Create dedrogram for the documents in the dataset
purity = 0
final_clusters
for all the levels, lvl, in the dendrogram
clusters = cut dendrogram at lvl
new_purity = calculate_purity_of(clusters)
if new_purity > purity
purity = new_purity
final_clusters = clusters
according to this algorithm I get the clusters at which the purity calculated is highest at all the levels.
The problem is, when I cut the dendrogram at lowest level, every cluster contains only one document, which means it is 100% pure, therefore average purity of clusters is 1.0. But this is not the desired output. What I want is proper grouping of documents. Am I doing something wrong?
You are using a too simple measure.
Yes, the "optimal" solution with respect to purity is to only merge duplicate objects, so that each cluster remains pure by definition.

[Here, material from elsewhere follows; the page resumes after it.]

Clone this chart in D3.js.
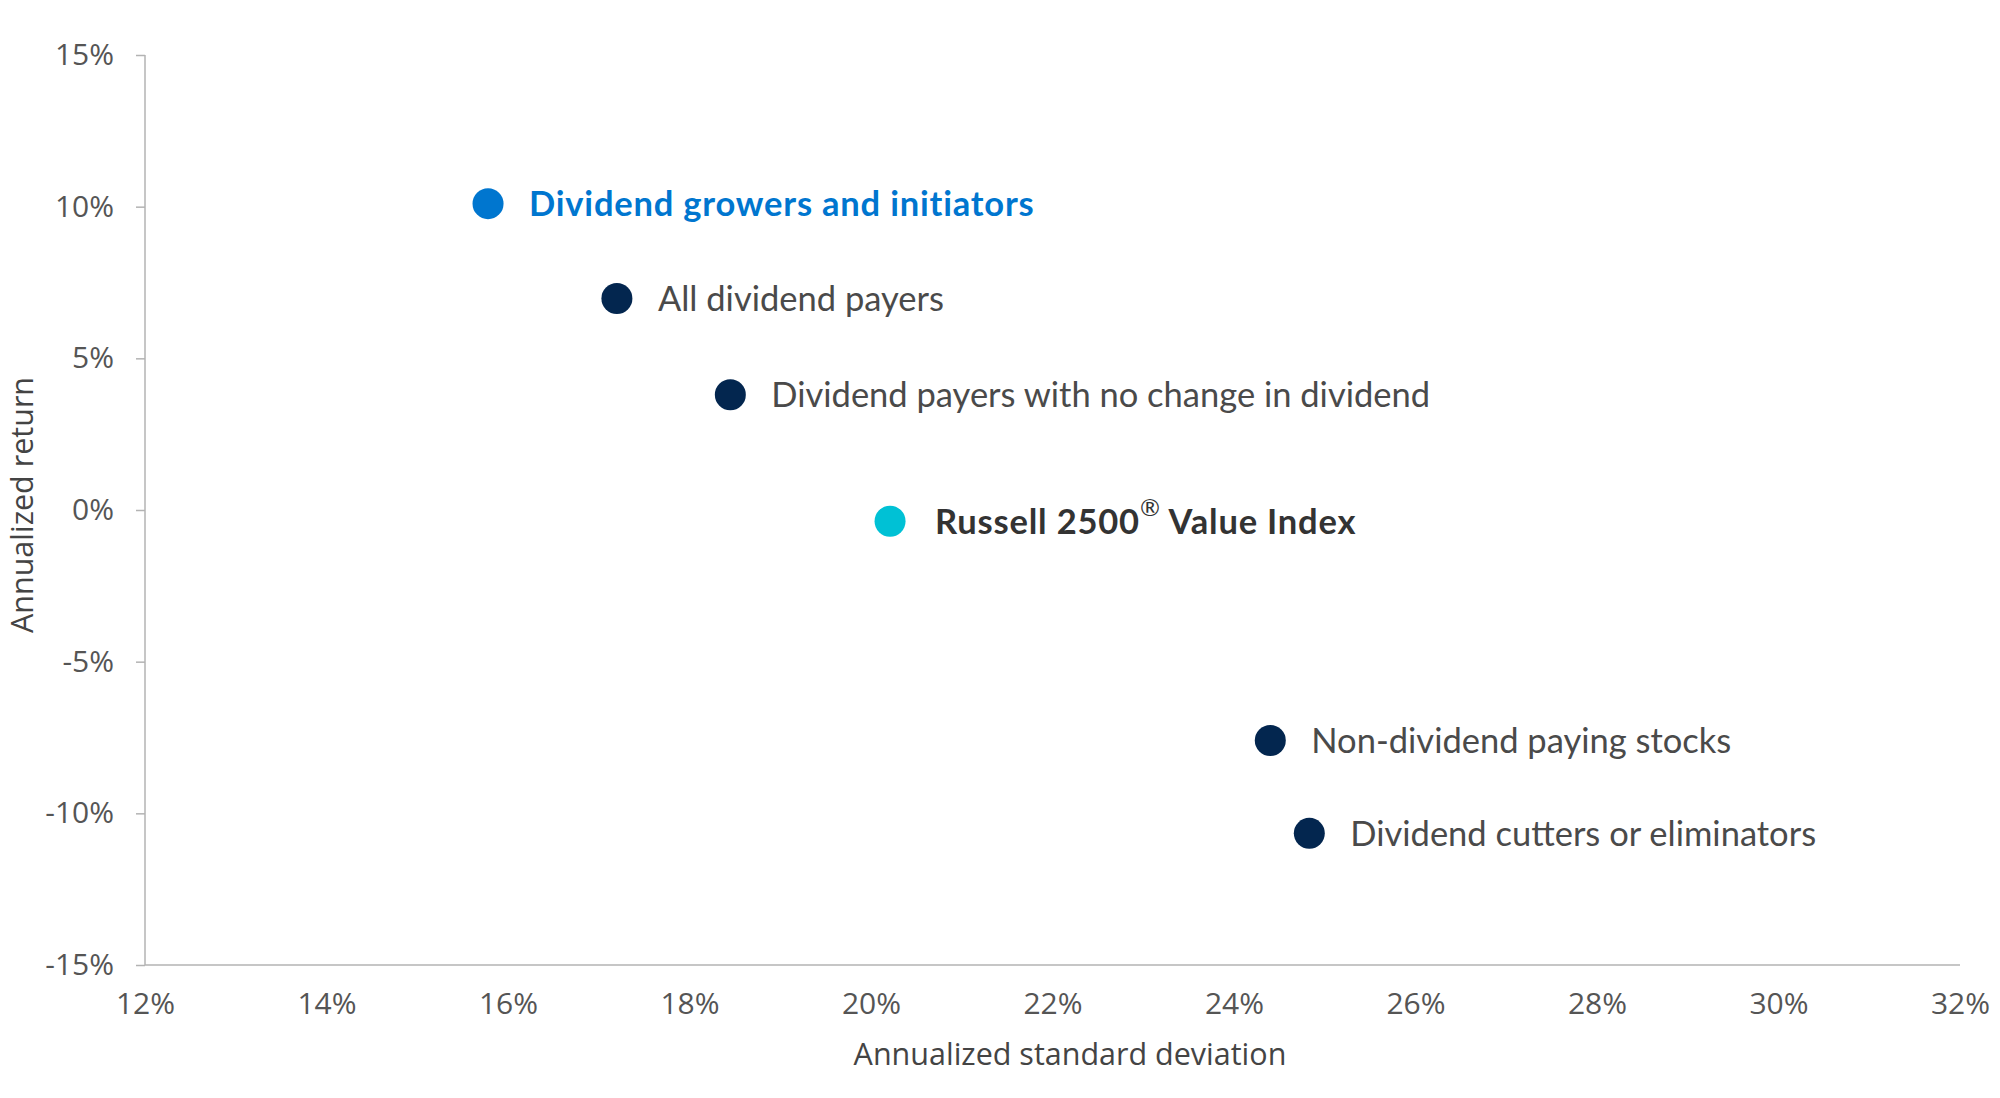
<!doctype html>
<html lang="en">
<head>
<meta charset="utf-8">
<title>Annualized return vs standard deviation</title>
<script src="https://cdn.jsdelivr.net/npm/d3@7"></script>
<style>
  body { margin: 0; background: #fff; }
  .tick text { font-family: "Open Sans", sans-serif; font-size: 30px; fill: #555; }
  .axis-title { font-family: "Open Sans", sans-serif; font-size: 30.5px; fill: #444; }
  .pt-label { font-family: Lato, "Open Sans", sans-serif; font-size: 34.5px; }
</style>
</head>
<body>
<script>
    // data (percent)
    var names = ["Dividend growers and initiators", "All dividend payers",
                 "Dividend payers with no change in dividend", "Russell 2500",
                 "Non-dividend paying stocks", "Dividend cutters or eliminators"];
    var stdDev = [15.78, 17.2, 18.45, 20.21, 24.4, 24.83];
    var annReturn = [10.1, 6.97, 3.8, -0.37, -7.6, -10.66];
    var groups = ["growers", "payers", "payers", "index", "payers", "payers"];

    var xTicks = [12, 14, 16, 18, 20, 22, 24, 26, 28, 30, 32];
    var yTicks = [-15, -10, -5, 0, 5, 10, 15];

    var dotColor = {growers: "#0076cf", payers: "#03264f", index: "#00c1d5"};
    var textColor = {growers: "#0076cf", payers: "#4a4a4a", index: "#333333"};

    var width = 2000, height = 1098;
    var margin = {left: 145, right: 40, top: 55, bottom: 133};

    var svg = d3.select("body").append("svg")
            .attr("width", width).attr("height", height);

    var x = d3.scaleLinear().domain([12, 32]).range([margin.left, width - margin.right]);
    var y = d3.scaleLinear().domain([-15, 15]).range([height - margin.bottom, margin.top]);

    var yAxis = svg.append("g")
        .attr("transform", "translate(" + margin.left + ",0)")
        .call(d3.axisLeft(y).tickValues(yTicks).tickSize(9).tickPadding(22)
              .tickFormat(function(d){ return d + "%"; }));
    yAxis.selectAll("line, path").attr("stroke", "#b3b3b3").attr("stroke-width", 1.5);
    yAxis.select(".domain").attr("d", "M0," + y(15) + "V" + y(-15));

    var xAxis = svg.append("g")
        .attr("transform", "translate(0," + y(-15) + ")")
        .call(d3.axisBottom(x).tickValues(xTicks).tickSize(0).tickPadding(28)
              .tickFormat(function(d){ return d + "%"; }));
    xAxis.selectAll("path").attr("stroke", "#b3b3b3").attr("stroke-width", 1.5);
    xAxis.select(".domain").attr("d", "M" + x(12) + ",0H" + x(32));

    svg.append("text").attr("class", "axis-title")
        .attr("x", 1070).attr("y", 1065)
        .attr("text-anchor", "middle")
        .text("Annualized standard deviation");

    svg.append("text").attr("class", "axis-title")
        .attr("transform", "translate(33," + 505 + ") rotate(-90)")
        .attr("text-anchor", "middle")
        .text("Annualized return");

    var points = names.map(function(n, i){
        return {name: n, sd: stdDev[i], ret: annReturn[i], group: groups[i]};
    });

    svg.append("g").selectAll("circle")
        .data(points)
        .enter().append("circle")
        .attr("cx", function(d){ return x(d.sd); })
        .attr("cy", function(d){ return y(d.ret); })
        .attr("r", 15.5)
        .attr("fill", function(d){ return dotColor[d.group]; });

    var labels = svg.append("g").selectAll("text")
        .data(points)
        .enter().append("text")
        .attr("class", "pt-label")
        .attr("x", function(d){ return x(d.sd) + (d.group == "index" ? 45 : 41); })
        .attr("y", function(d){ return y(d.ret); })
        .attr("dy", "0.36em")
        .attr("fill", function(d){ return textColor[d.group]; })
        .attr("font-weight", function(d){ return d.group == "payers" ? 400 : 700; })
        .attr("font-size", function(d){ return d.group == "payers" ? null : "35px"; })
        .attr("letter-spacing", function(d){ return d.group == "payers" ? null : "0.8px"; });

    labels.each(function(d){
        var t = d3.select(this);
        if (d.group == "index") {
            t.append("tspan").text(d.name);
            t.append("tspan").attr("font-size", "24px").attr("dy", "-0.75em").attr("font-weight", 400).text("®");
            t.append("tspan").attr("dy", "0.52em").text(" Value Index");
        } else {
            t.text(d.name);
        }
    });
</script>
</body>
</html>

This is why optimizing a mathematical criterion often isn't the right approach to tackle a real data problem. Instead, you need to ask yourself the question: "what would be an interesting result", where interesting is not the same as optimal in a mathematical sense.
Sorry that I cannot give you a better answer - but I don't have your data.
IMHO, any abstract mathematical approach will suffer from the same fate. You need to have your data and user needs specify what to cluster, not some statistical number; so don't look in mathematics for the answer, but look at your data and your user needs.